→ **Brief**
Taking the data below, please print only the lines from the line holding "What TikZ code" to the line holding "(tag) at (327,332)", inclusive, with pictures omitted.

→ **Extracted data**

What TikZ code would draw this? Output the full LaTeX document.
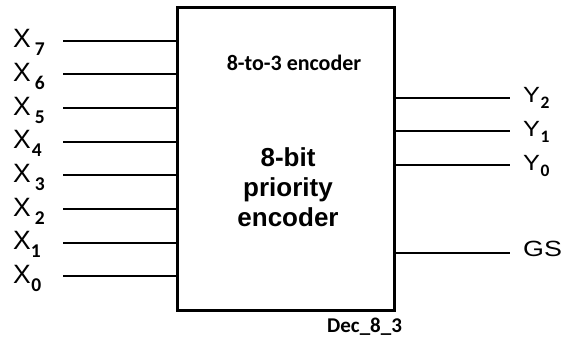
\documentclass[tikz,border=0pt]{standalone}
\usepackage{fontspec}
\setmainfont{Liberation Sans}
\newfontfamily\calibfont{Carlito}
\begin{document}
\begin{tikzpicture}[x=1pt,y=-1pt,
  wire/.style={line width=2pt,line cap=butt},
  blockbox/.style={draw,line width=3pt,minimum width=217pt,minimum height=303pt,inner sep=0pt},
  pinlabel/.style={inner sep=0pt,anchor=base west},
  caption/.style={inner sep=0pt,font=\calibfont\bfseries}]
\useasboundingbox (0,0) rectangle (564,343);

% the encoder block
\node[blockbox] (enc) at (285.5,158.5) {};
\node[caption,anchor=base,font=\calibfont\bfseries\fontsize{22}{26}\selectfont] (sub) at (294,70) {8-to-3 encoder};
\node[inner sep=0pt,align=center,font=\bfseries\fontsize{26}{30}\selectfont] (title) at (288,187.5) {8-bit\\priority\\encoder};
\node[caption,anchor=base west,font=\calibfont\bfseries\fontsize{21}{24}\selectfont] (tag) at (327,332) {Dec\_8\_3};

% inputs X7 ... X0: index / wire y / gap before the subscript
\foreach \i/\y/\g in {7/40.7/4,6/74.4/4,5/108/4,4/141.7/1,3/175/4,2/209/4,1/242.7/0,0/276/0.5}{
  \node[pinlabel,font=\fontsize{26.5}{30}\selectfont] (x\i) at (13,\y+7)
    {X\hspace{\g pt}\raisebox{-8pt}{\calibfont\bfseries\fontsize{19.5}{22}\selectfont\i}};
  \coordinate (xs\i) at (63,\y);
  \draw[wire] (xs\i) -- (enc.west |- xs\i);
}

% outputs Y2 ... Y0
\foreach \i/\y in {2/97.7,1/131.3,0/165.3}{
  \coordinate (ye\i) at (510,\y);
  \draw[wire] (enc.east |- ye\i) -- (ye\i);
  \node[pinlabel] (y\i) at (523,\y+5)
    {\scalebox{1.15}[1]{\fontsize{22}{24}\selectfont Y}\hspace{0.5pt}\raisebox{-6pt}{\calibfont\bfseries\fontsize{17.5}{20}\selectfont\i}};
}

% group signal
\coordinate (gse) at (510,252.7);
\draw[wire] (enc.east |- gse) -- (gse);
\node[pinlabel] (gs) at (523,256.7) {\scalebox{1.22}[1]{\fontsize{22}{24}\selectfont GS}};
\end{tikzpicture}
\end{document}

--

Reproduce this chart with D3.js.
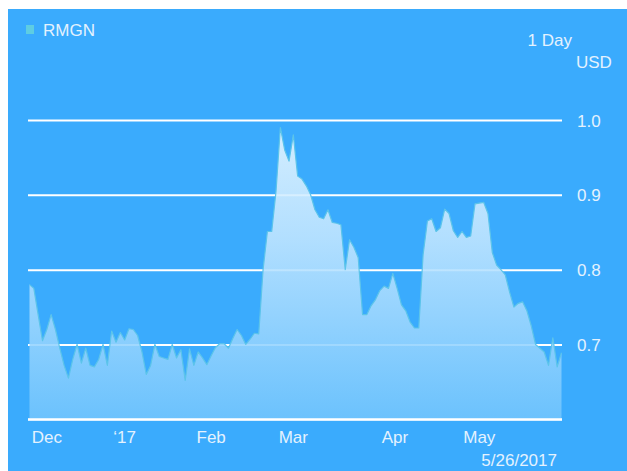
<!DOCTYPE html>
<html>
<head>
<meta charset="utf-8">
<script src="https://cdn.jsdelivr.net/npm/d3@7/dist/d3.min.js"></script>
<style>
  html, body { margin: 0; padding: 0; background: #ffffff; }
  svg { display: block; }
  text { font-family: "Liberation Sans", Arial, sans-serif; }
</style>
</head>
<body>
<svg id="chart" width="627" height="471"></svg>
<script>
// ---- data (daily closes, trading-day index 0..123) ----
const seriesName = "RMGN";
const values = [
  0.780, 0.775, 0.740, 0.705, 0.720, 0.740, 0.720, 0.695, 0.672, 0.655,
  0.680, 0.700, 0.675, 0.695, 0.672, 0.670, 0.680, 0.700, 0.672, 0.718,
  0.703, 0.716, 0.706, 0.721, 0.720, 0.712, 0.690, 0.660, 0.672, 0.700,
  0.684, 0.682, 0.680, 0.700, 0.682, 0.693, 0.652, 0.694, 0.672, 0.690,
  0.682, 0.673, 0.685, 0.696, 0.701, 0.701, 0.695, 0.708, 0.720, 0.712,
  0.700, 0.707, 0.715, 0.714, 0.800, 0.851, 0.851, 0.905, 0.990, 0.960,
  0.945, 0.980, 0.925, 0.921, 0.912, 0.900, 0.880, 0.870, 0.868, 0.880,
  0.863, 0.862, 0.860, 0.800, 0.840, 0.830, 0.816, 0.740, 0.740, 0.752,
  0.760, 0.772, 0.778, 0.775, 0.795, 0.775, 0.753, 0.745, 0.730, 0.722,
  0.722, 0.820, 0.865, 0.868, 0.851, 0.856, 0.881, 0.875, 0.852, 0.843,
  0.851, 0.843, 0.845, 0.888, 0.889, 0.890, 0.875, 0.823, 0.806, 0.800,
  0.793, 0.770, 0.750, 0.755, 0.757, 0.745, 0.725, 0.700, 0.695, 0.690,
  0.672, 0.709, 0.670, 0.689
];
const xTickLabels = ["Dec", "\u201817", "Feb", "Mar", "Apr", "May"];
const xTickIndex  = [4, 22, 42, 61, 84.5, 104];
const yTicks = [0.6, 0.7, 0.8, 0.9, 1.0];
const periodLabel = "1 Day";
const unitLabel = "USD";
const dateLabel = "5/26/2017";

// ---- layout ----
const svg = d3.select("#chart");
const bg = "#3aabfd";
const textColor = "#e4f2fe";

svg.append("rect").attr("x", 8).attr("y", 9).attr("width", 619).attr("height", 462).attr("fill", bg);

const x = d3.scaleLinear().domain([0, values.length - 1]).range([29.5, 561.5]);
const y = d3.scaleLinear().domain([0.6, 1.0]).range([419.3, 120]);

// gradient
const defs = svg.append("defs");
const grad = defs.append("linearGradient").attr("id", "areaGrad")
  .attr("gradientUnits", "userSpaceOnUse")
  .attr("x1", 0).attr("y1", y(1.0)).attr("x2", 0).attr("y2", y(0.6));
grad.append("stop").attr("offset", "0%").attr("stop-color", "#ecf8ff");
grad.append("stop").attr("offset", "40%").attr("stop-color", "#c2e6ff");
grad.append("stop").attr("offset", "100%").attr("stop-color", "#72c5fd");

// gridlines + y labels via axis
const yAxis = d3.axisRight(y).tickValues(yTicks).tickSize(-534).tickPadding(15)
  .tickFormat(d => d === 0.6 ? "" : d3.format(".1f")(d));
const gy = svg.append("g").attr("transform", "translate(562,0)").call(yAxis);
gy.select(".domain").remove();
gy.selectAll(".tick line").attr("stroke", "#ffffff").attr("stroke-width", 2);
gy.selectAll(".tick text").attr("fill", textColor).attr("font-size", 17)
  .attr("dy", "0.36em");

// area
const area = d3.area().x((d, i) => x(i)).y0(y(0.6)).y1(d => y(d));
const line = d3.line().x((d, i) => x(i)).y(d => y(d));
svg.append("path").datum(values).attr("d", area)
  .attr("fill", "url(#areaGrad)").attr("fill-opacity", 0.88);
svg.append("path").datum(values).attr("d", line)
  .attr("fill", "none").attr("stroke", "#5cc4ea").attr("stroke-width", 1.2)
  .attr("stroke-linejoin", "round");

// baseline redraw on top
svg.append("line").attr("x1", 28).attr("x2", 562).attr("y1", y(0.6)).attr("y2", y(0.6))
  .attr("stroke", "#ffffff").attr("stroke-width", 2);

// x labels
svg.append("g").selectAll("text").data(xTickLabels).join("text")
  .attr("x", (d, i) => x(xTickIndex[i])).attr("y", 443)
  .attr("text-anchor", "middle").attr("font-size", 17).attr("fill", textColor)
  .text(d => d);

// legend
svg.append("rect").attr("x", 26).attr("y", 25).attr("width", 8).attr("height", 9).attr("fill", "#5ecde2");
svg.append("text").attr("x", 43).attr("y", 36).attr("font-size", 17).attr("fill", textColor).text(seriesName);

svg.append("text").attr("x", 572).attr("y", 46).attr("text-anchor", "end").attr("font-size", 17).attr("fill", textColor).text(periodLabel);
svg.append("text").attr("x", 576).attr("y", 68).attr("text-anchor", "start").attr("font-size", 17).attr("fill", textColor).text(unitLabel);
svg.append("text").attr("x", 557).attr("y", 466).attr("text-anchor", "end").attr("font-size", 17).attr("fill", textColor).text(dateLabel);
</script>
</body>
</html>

→ **Result of the task**
What TikZ code would draw this? Output the full LaTeX document.
\documentclass[tikz,border=0pt]{standalone}
\usepackage{fontspec}
\setmainfont{Liberation Sans}
\newfontfamily\calibfont{Carlito}
\begin{document}
\begin{tikzpicture}[x=1pt,y=-1pt,
  wire/.style={line width=2pt,line cap=butt},
  blockbox/.style={draw,line width=3pt,minimum width=217pt,minimum height=303pt,inner sep=0pt},
  pinlabel/.style={inner sep=0pt,anchor=base west},
  caption/.style={inner sep=0pt,font=\calibfont\bfseries}]
\useasboundingbox (0,0) rectangle (564,343);

% the encoder block
\node[blockbox] (enc) at (285.5,158.5) {};
\node[caption,anchor=base,font=\calibfont\bfseries\fontsize{22}{26}\selectfont] (sub) at (294,70) {8-to-3 encoder};
\node[inner sep=0pt,align=center,font=\bfseries\fontsize{26}{30}\selectfont] (title) at (288,187.5) {8-bit\\priority\\encoder};
\node[caption,anchor=base west,font=\calibfont\bfseries\fontsize{21}{24}\selectfont] (tag) at (327,332) {Dec\_8\_3};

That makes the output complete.